“I jumped, O my brothers, and I fell on the sidewalk hard, but I did not snuff it, oh no. If I had snuffed it I would not be here to write what I written have.”Anthony Burgess, A Clockwork Orange, 1962

One typewriter. Six days. Two hundred and four pages. Los-Angeles artist Tim Youd is in Manchester’s Central Library this week re-typing Anthony Burgess’s Classic in full as part of his multi-year project to re-type one hundred 20th century classic novels.

He is the thirty second in his project tgat started three years ago and that he expects to last another six to seven years. He has come to Manchester from Leicester where he has retyped Kingsley Amis’s Lucky Jim and his next stop will be St Ives for Virginia Wolff’s to the Lighthouse.

The project comes from a decade of interpreting the texts of literature and his the written word manifests itself, Fascinated by the rectangle of black text enclosed on another rectbgke of white, he is putting all the words onto a single page, using the same manual typewriter that the author used.
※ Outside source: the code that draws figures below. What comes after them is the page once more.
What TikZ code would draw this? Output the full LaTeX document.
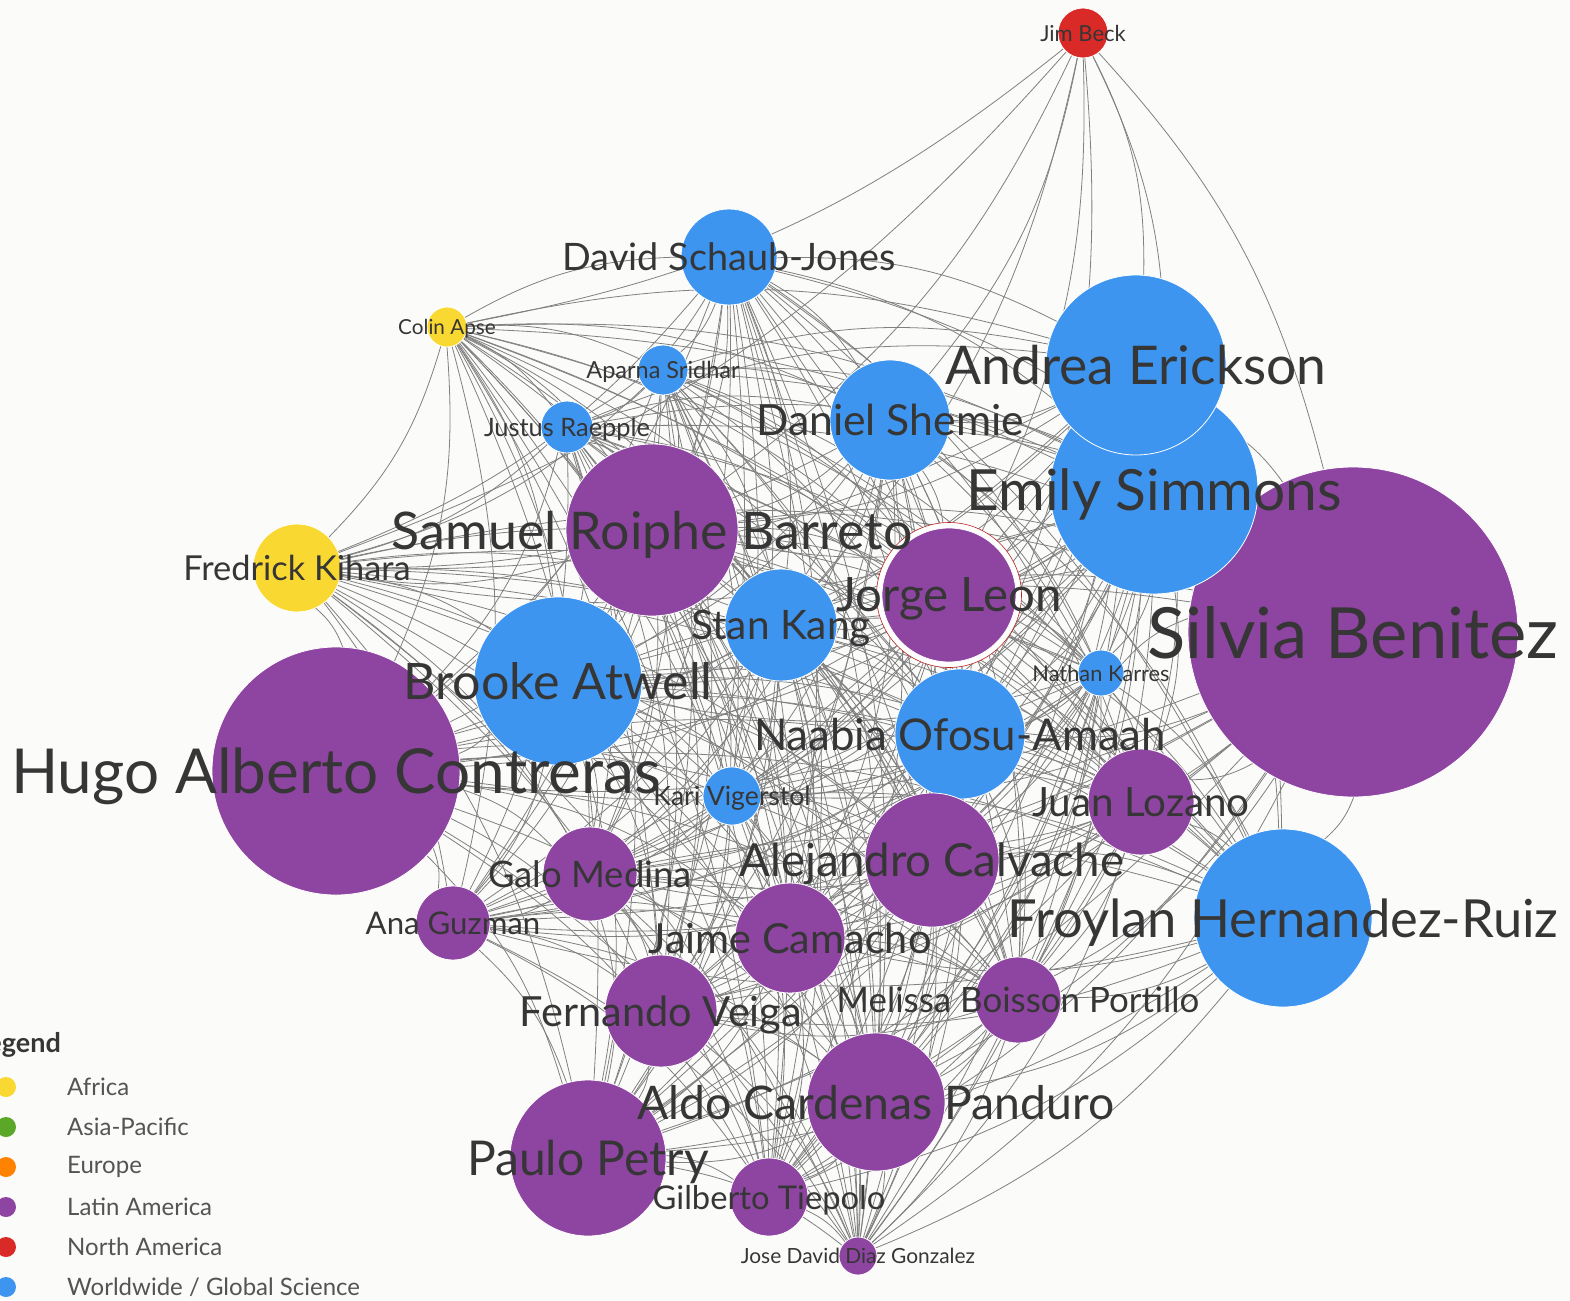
\documentclass[tikz,border=0pt]{standalone}
\usepackage{fontspec}
\setmainfont{Lato}
\usepackage{xcolor}
\usepackage{tikz}
\usetikzlibrary{backgrounds}

\definecolor{latam}{HTML}{8E44A1}
\definecolor{world}{HTML}{3D95F0}
\definecolor{africa}{HTML}{F9D931}
\definecolor{namer}{HTML}{D92A27}
\definecolor{asiap}{HTML}{5BA829}
\definecolor{europe}{HTML}{FF8300}
\definecolor{ink}{HTML}{363636}
\definecolor{paper}{HTML}{FBFBF9}

\newcommand{\fsz}[1]{\fontsize{#1}{#1}\selectfont}

\begin{document}
\begin{tikzpicture}[
  x=1pt,y=-1pt,
  person/.style={circle,draw=white,line width=0.8pt,inner sep=0pt,
                 outer sep=0pt,minimum size=2*#1},
  la/.style={person=#1,fill=latam},
  ww/.style={person=#1,fill=world},
  af/.style={person=#1,fill=africa},
  na/.style={person=#1,fill=namer},
  who/.style={text=ink,inner sep=0pt,text depth=0pt,font=\fsz{#1}},
  tie/.style={draw=black!50,line width=0.8pt},
  dot/.style={circle,inner sep=0pt,minimum size=20},
  key/.style={anchor=west,text=ink!85,inner sep=0pt,font=\fsz{24}}
]
\useasboundingbox (0,0) rectangle (1570,1300);

% people (size = radius)
\node[na=25] (jb) at (1083,33) {};
\node[ww=48] (dsj) at (729,257) {};
\node[af=20] (ca) at (447,327) {};
\node[ww=25] (as) at (663,370) {};
\node[ww=26] (jr) at (567,427) {};
\node[la=165] (sb) at (1353,632) {};
\node[ww=104] (es) at (1154,490) {};
\node[ww=90] (ae) at (1136,365) {};
\node[ww=60] (ds) at (890,420) {};
\node[la=86] (srb) at (652,530) {};
\node[af=44] (fk) at (297,568) {};
\node[circle,draw=namer!85!black,fill=white,line width=0.6pt,minimum size=145,
      inner sep=0pt] (jl-ring) at (949,595) {};
\node[la=67] (jl) at (949,595) {};
\node[ww=56] (sk) at (781,625) {};
\node[ww=23] (nk) at (1101,673) {};
\node[ww=84] (ba) at (558,681) {};
\node[la=124] (hac) at (336,771) {};
\node[ww=65] (noa) at (960,734) {};
\node[ww=29] (kv) at (732,796) {};
\node[la=53] (jlz) at (1141,802) {};
\node[la=67] (ac) at (932,860) {};
\node[la=47] (gm) at (590,874) {};
\node[ww=89] (fhr) at (1283,918) {};
\node[la=37] (ag) at (453,923) {};
\node[la=55] (jc) at (790,938) {};
\node[la=43] (mbp) at (1018,1000) {};
\node[la=56] (fv) at (661,1011) {};
\node[la=69] (acp) at (876,1102) {};
\node[la=78] (pp) at (588,1158) {};
\node[la=39] (gt) at (769,1197) {};
\node[la=19] (jddg) at (858,1256) {};

% names on top
\node[who=22] (jb-t) at (jb) {Jim Beck};
\node[who=37.8] (dsj-t) at (dsj) {David Schaub-Jones};
\node[who=20.7] (ca-t) at (ca) {Colin Apse};
\node[who=23.5] (as-t) at (as) {Aparna Sridhar};
\node[who=25.4] (jr-t) at (jr) {Justus Raepple};
\node[who=70.6] (sb-t) at (sb) {Silvia Benitez};
\node[who=56.8] (es-t) at (es) {Emily Simmons};
\node[who=53.4] (ae-t) at (ae) {Andrea Erickson};
\node[who=42.7] (ds-t) at (ds) {Daniel Shemie};
\node[who=51.9] (srb-t) at (srb) {Samuel Roiphe Barreto};
\node[who=34.4] (fk-t) at (fk) {Fredrick Kihara};
\node[who=47.4] (jl-t) at (jl) {Jorge Leon};
\node[who=40.6] (sk-t) at (sk) {Stan Kang};
\node[who=21.8] (nk-t) at (nk) {Nathan Karres};
\node[who=50.2] (ba-t) at (ba) {Brooke Atwell};
\node[who=62] (hac-t) at (hac) {Hugo Alberto Contreras};
\node[who=43.8] (noa-t) at (noa) {Naabia Ofosu-Amaah};
\node[who=26.5] (kv-t) at (kv) {Kari Vigerstol};
\node[who=40.4] (jlz-t) at (jlz) {Juan Lozano};
\node[who=45.6] (ac-t) at (ac) {Alejandro Calvache};
\node[who=36.5] (gm-t) at (gm) {Galo Medina};
\node[who=52.5] (fhr-t) at (fhr) {Froylan Hernandez-Ruiz};
\node[who=31.2] (ag-t) at (ag) {Ana Guzman};
\node[who=41.4] (jc-t) at (jc) {Jaime Camacho};
\node[who=34.9] (mbp-t) at (mbp) {Melissa Boisson Portillo};
\node[who=41.5] (fv-t) at (fv) {Fernando Veiga};
\node[who=46.3] (acp-t) at (acp) {Aldo Cardenas Panduro};
\node[who=48] (pp-t) at (pp) {Paulo Petry};
\node[who=32.7] (gt-t) at (gt) {Gilberto Tiepolo};
\node[who=20.9] (jddg-t) at (jddg) {Jose David Diaz Gonzalez};

% legend
\node[anchor=base east,text=ink,inner sep=0pt,font=\fsz{27}\bfseries]
  (leg) at (61,1052) {Legend};
\foreach \c/\t [count=\k] in {africa/Africa,asiap/Asia-Pacific,europe/Europe,
    latam/Latin America,namer/North America,world/{Worldwide / Global Science}}{
  \node[dot,fill=\c] (d\k) at (6,1047+40*\k) {};
  \node[key] (k\k) at (67,1047+40*\k) {\t};
}

% collaboration links
\def\crowd{ca,dsj,as,jr,ae,ds,es,srb,fk,jl,sk,nk,ba,sb,hac,noa,kv,jlz,ac,gm,fhr,ag,jc,mbp,fv,acp,pp,gt,jddg}
\begin{pgfonlayer}{background}
  \fill[paper] (0,0) rectangle (1570,1300);
  \foreach \a [count=\i] in \crowd {
    \foreach \b [count=\j] in \crowd {
      \ifnum\j>\i \draw[tie] (\a) to[bend left=14] (\b); \fi
    }
  }
  \foreach \b in {ca,fk,srb,ds,sk,jl,noa,ae,es,sb}
    \draw[tie] (jb) to[bend left=14] (\b);
\end{pgfonlayer}
\end{tikzpicture}
\end{document}
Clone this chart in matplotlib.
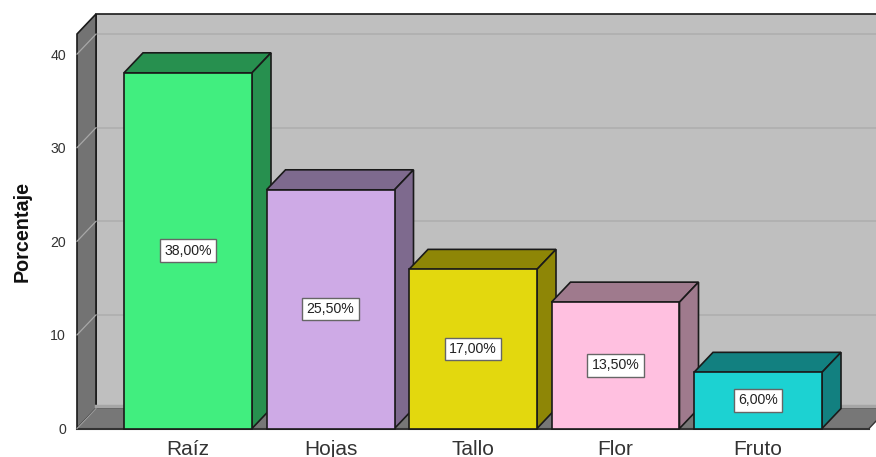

In he case of Clockwork Orange, one of, in his opinion the best models ever made , the German Olympia.

His highlights so far have included typing Charles Bukowski’s Post Office while sitting in a the bed of a rented pick up truck in the parking lot of the post office where the author sorted mail for twelve  years.

As for Clockwork Orange, Time tells me it is an iconic novel, one whether the language jumps off the page and which still seems relevant today for despite the violence it speaks for our loss of youth and a desire to stay young.